------ Data segment ------

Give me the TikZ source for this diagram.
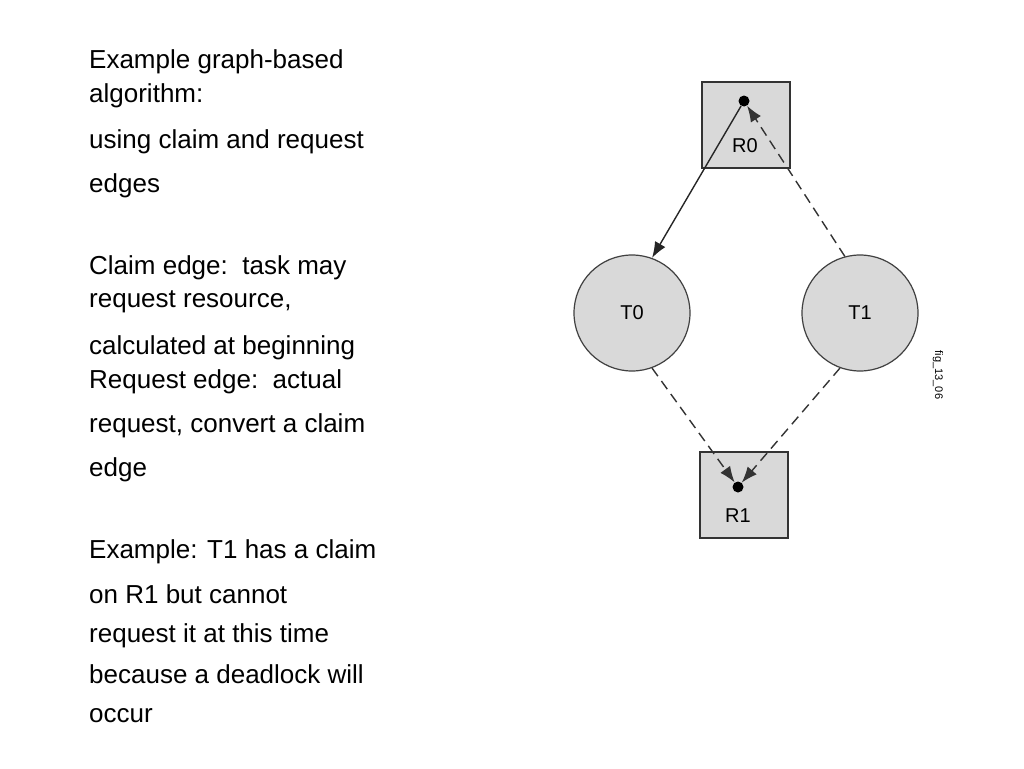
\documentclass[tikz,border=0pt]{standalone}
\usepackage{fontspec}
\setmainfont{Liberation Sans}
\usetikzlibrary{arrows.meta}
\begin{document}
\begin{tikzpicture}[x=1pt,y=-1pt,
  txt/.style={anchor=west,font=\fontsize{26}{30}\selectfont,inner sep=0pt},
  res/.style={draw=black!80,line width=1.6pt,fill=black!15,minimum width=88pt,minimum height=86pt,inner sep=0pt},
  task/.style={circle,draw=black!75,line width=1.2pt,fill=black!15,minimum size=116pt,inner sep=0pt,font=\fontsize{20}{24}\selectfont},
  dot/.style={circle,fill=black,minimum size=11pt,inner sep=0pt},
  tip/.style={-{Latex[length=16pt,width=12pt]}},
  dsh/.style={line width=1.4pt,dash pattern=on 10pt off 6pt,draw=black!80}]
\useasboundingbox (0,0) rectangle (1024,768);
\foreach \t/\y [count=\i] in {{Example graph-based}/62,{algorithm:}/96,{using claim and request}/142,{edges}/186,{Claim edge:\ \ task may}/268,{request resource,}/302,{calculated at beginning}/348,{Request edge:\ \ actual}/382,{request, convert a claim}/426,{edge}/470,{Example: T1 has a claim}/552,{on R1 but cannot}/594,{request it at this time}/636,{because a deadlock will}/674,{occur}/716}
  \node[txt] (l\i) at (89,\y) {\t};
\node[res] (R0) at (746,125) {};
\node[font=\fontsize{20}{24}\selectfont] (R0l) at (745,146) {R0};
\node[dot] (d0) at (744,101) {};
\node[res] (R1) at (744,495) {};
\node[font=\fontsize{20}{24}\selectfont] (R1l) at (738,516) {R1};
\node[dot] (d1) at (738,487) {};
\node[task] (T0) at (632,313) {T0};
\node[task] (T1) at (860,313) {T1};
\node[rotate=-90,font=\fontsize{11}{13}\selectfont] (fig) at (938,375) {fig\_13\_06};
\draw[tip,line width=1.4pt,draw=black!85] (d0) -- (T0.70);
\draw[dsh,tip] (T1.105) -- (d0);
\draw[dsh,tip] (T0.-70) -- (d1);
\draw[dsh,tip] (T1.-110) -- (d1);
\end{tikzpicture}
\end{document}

------

:: Exercise ::
Exactly how many lines contain "this"? State the number and nothing else.

:: Task solution ::
2